■ REQUEST ■
Scan the lines below for the string "that" and report how many lines contain it, giving only the number.

● ● ● ● ●

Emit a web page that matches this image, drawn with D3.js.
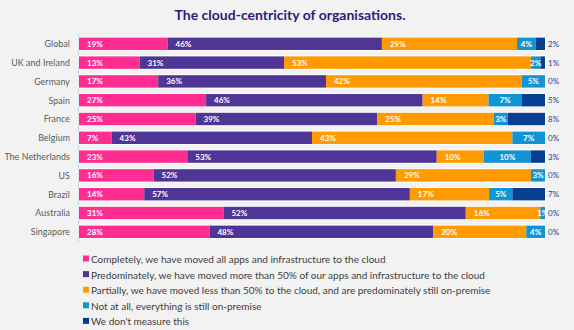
<!DOCTYPE html>
<html>
<head>
<meta charset="utf-8">
<script src="https://cdn.jsdelivr.net/npm/d3@7"></script>
<style>
  body { margin: 0; background: #f2f2f2; }
  svg { display: block; }
  .cat { font-family: Lato, "Open Sans", sans-serif; font-size: 8.8px; fill: #595959; letter-spacing: 0.1px; }
  .inlbl { font-family: Lato, sans-serif; font-size: 8px; font-weight: bold; fill: #fff; }
  .outlbl { font-family: Lato, sans-serif; font-size: 8px; fill: #1f3b8a; }
  .leg { font-family: Lato, sans-serif; font-size: 10px; fill: #404040; }
</style>
</head>
<body>
<div id="chart"></div>
<script>
var width = 574,
    height = 330;

var countries = ["Global", "UK and Ireland", "Germany", "Spain", "France", "Belgium",
  "The Netherlands", "US", "Brazil", "Australia", "Singapore"];

var completely   = [19, 13, 17, 27, 25, 7, 23, 16, 14, 31, 28];
var predominate  = [46, 31, 36, 46, 39, 43, 53, 52, 57, 52, 48];
var partially    = [29, 53, 42, 14, 25, 43, 10, 29, 17, 16, 20];
var notAtAll     = [4, 2, 5, 7, 3, 7, 10, 3, 5, 1, 4];
var dontMeasure  = [2, 1, 0, 5, 8, 0, 3, 0, 7, 0, 0];

var seriesNames = [
  "Completely, we have moved all apps and infrastructure to the cloud",
  "Predominately, we have moved more than 50% of our apps and infrastructure to the cloud",
  "Partially, we have moved less than 50% to the cloud, and are predominately still on-premise",
  "Not at all, everything is still on-premise",
  "We don't measure this"
];

var colorrange = ["#ff2d91", "#4f3595", "#ff9a00", "#1293d4", "#063f8f"];

var allSeries = [completely, predominate, partially, notAtAll, dontMeasure];

// build rows
var rows = countries.map(function (c, i) {
  var vals = allSeries.map(function (s) { return s[i]; });
  var total = d3.sum(vals);
  var x0 = 0;
  var segs = vals.map(function (v, k) {
    var seg = { k: k, v: v, x0: x0 / total, x1: (x0 + v) / total };
    x0 += v;
    return seg;
  });
  return { name: c, segs: segs };
});

var svg = d3.select("#chart")
  .append("svg")
  .attr("width", width)
  .attr("height", height);

svg.append("text")
  .attr("x", 290)
  .attr("y", 19.5)
  .attr("text-anchor", "middle")
  .style("font-family", "Lato, sans-serif")
  .style("font-weight", "bold")
  .style("font-size", "14px")
  .style("fill", "#2e1a80")
  .text("The cloud-centricity of organisations.");

var x = d3.scaleLinear().domain([0, 1]).range([79, 545]);
var y = d3.scaleBand().domain(countries).range([34.4, 241.2]).paddingInner(0.34).paddingOuter(0.17);

// axis line
svg.append("line")
  .attr("x1", 78.5).attr("x2", 78.5)
  .attr("y1", 34).attr("y2", 242)
  .style("stroke", "#c5d3e6");

// category labels
svg.selectAll(".cat")
  .data(countries)
  .enter().append("text")
  .attr("class", "cat")
  .attr("x", 70)
  .attr("y", function (d) { return y(d) + y.bandwidth() / 2 + 3.3; })
  .attr("text-anchor", "end")
  .text(function (d) { return d; });

var rowg = svg.selectAll(".row")
  .data(rows)
  .enter().append("g")
  .attr("class", "row")
  .attr("transform", function (d) { return "translate(0," + y(d.name) + ")"; });

// white outline behind bar
rowg.append("rect")
  .attr("x", x(0) - 0.5)
  .attr("y", -1)
  .attr("width", x(1) - x(0) + 1.5)
  .attr("height", y.bandwidth() + 2)
  .style("fill", "#ffffff");

rowg.selectAll(".seg")
  .data(function (d) { return d.segs; })
  .enter().append("rect")
  .attr("class", "seg")
  .attr("x", function (d) { return x(d.x0); })
  .attr("y", 0)
  .attr("width", function (d) { return Math.max(0, x(d.x1) - x(d.x0)); })
  .attr("height", y.bandwidth())
  .style("fill", function (d) { return colorrange[d.k]; });

// inner labels
rowg.selectAll(".inlbl")
  .data(function (d) { return d.segs.filter(function (s) { return s.k < 4; }); })
  .enter().append("text")
  .attr("class", "inlbl")
  .attr("x", function (d) {
    if (d.k == 3) return (x(d.x0) + x(d.x1)) / 2;
    return x(d.x0) + 8;
  })
  .attr("text-anchor", function (d) { return d.k == 3 ? "middle" : "start"; })
  .attr("y", y.bandwidth() / 2 + 3)
  .text(function (d) { return d.v + "%"; });

// outside labels for "don't measure"
rowg.append("text")
  .attr("class", "outlbl")
  .attr("x", 548)
  .attr("y", y.bandwidth() / 2 + 3)
  .text(function (d) { return d.segs[4].v + "%"; });

// legend
var leg = svg.selectAll(".legrow")
  .data(seriesNames)
  .enter().append("g")
  .attr("class", "legrow")
  .attr("transform", function (d, i) { return "translate(83," + (259.5 + i * 15.6) + ")"; });

leg.append("rect")
  .attr("x", 0).attr("y", -4)
  .attr("width", 6).attr("height", 6)
  .style("fill", function (d, i) { return colorrange[i]; });

leg.append("text")
  .attr("class", "leg")
  .attr("x", 8)
  .attr("y", 3.5)
  .text(function (d) { return d; });
</script>
</body>
</html>
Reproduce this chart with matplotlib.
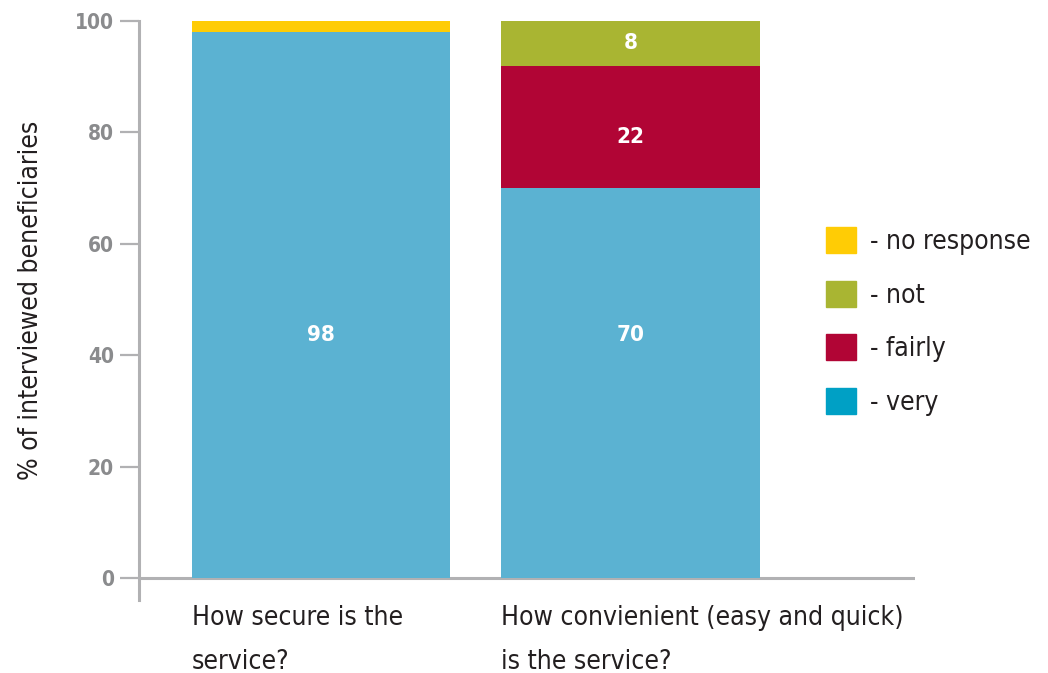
import matplotlib
matplotlib.use("Agg")
import matplotlib.pyplot as plt
from matplotlib import font_manager
from matplotlib.patches import Patch

# ---- data ----
categories = ["How secure is the\nservice?", "How convienient (easy and quick)\nis the service?"]
very = [98, 70]
fairly = [0, 22]
not_ = [0, 8]
no_response = [2, 0]
series_names = ["- no response", "- not", "- fairly", "- very"]
yticks = [0, 20, 40, 60, 80, 100]

# ---- fonts ----
names = {f.name for f in font_manager.fontManager.ttflist}
cond = [f for f in font_manager.fontManager.ttflist if ('Condensed' in f.name or 'Narrow' in f.name or f.stretch in ('condensed', 'semi-condensed', 'extra-condensed'))]
family = 'DejaVu Sans'
stretch = 'normal'
if any(f.name == 'DejaVu Sans' and f.stretch == 'condensed' for f in font_manager.fontManager.ttflist):
    family, stretch = 'DejaVu Sans', 'condensed'
elif 'Liberation Sans Narrow' in names:
    family = 'Liberation Sans Narrow'
elif cond:
    family = cond[0].name
    stretch = cond[0].stretch
plt.rcParams['font.family'] = [family]
plt.rcParams['font.stretch'] = stretch

c_very_bar = '#5BB2D2'
c_very_leg = '#00A0C5'
c_fairly = '#B10535'
c_not = '#A9B532'
c_nr = '#FFCC05'
grey = '#B1B1B3'
tick_grey = '#8A8B8D'
text_c = '#231F20'

fig = plt.figure(figsize=(10.48, 6.73), dpi=100)
ax = fig.add_axes([139/1048, 73/673, (915-139)/1048, (600-21)/673])

x = list(range(len(categories)))
w = 0.834
bottom = [0]*len(x)
segments = [(very, c_very_bar), (fairly, c_fairly), (not_, c_not), (no_response, c_nr)]
for vals, col in segments:
    ax.bar(x, vals, w, bottom=bottom, color=col, linewidth=0, zorder=2)
    bottom = [b + v for b, v in zip(bottom, vals)]

# value labels
lab_kw = dict(ha='center', va='center', color='white', fontsize=16, fontweight='bold', zorder=3)
for i in x:
    ax.text(i, 43.6, str(very[i]), **lab_kw)
    if fairly[i] >= 5:
        ax.text(i, very[i] + fairly[i]/2 - 1.8, str(fairly[i]), **lab_kw)
    if not_[i] >= 5:
        ax.text(i, very[i] + fairly[i] + not_[i]/2, str(not_[i]), **lab_kw)

ax.set_xlim(-0.588, 1.919)
ax.set_ylim(-3.95, 100)
ax.axhline(0, color=grey, lw=2.2, zorder=1)
for s in ['top', 'right', 'bottom']:
    ax.spines[s].set_visible(False)
ax.spines['left'].set_color(grey)
ax.spines['left'].set_linewidth(2.2)
ax.set_yticks(yticks)
ax.tick_params(axis='y', direction='out', length=14, width=1.6, color=grey,
               labelsize=15, labelcolor=tick_grey, pad=4)
for t in ax.get_yticklabels():
    t.set_fontweight('bold')
ax.set_xticks([])
for i, c in zip(x, categories):
    ax.text(i - w/2, -4.85, c, ha='left', va='top', fontsize=19, color=text_c,
            linespacing=1.9)

fig.text(31/1048, 1 - 300/673, '% of interviewed beneficiaries', rotation=90,
         ha='center', va='center', fontsize=19, color=text_c)

handles = [Patch(color=c_nr), Patch(color=c_not), Patch(color=c_fairly), Patch(color=c_very_leg)]
leg = fig.legend(handles, series_names, loc='upper left', bbox_to_anchor=(826/1048, 1-227/673),
                 frameon=False, fontsize=19, handlelength=1.14, handleheight=1.14,
                 handletextpad=0.53, labelspacing=0.97, borderpad=0, borderaxespad=0,
                 labelcolor=text_c)

fig.savefig('out.png', dpi=100)
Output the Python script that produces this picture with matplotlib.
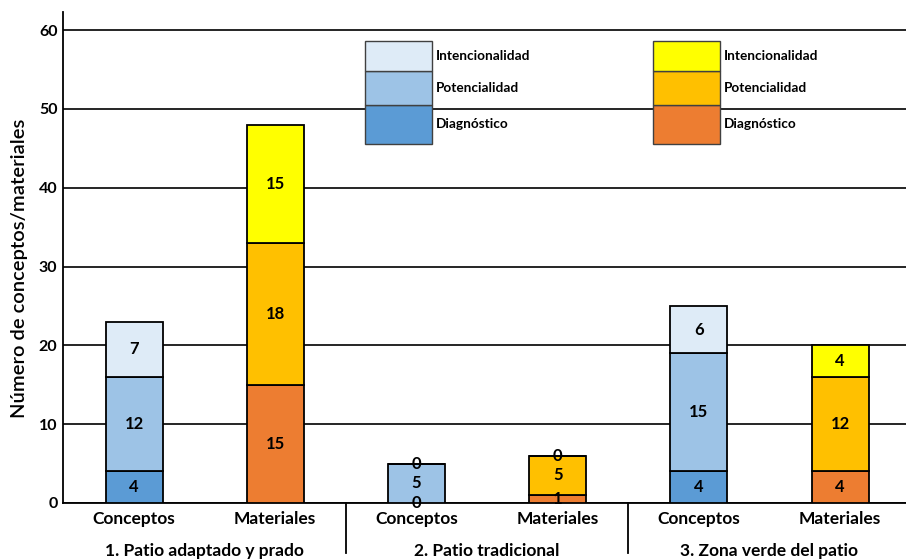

● ● ● ● ●

■ PROBLEM SOLUTION ■
2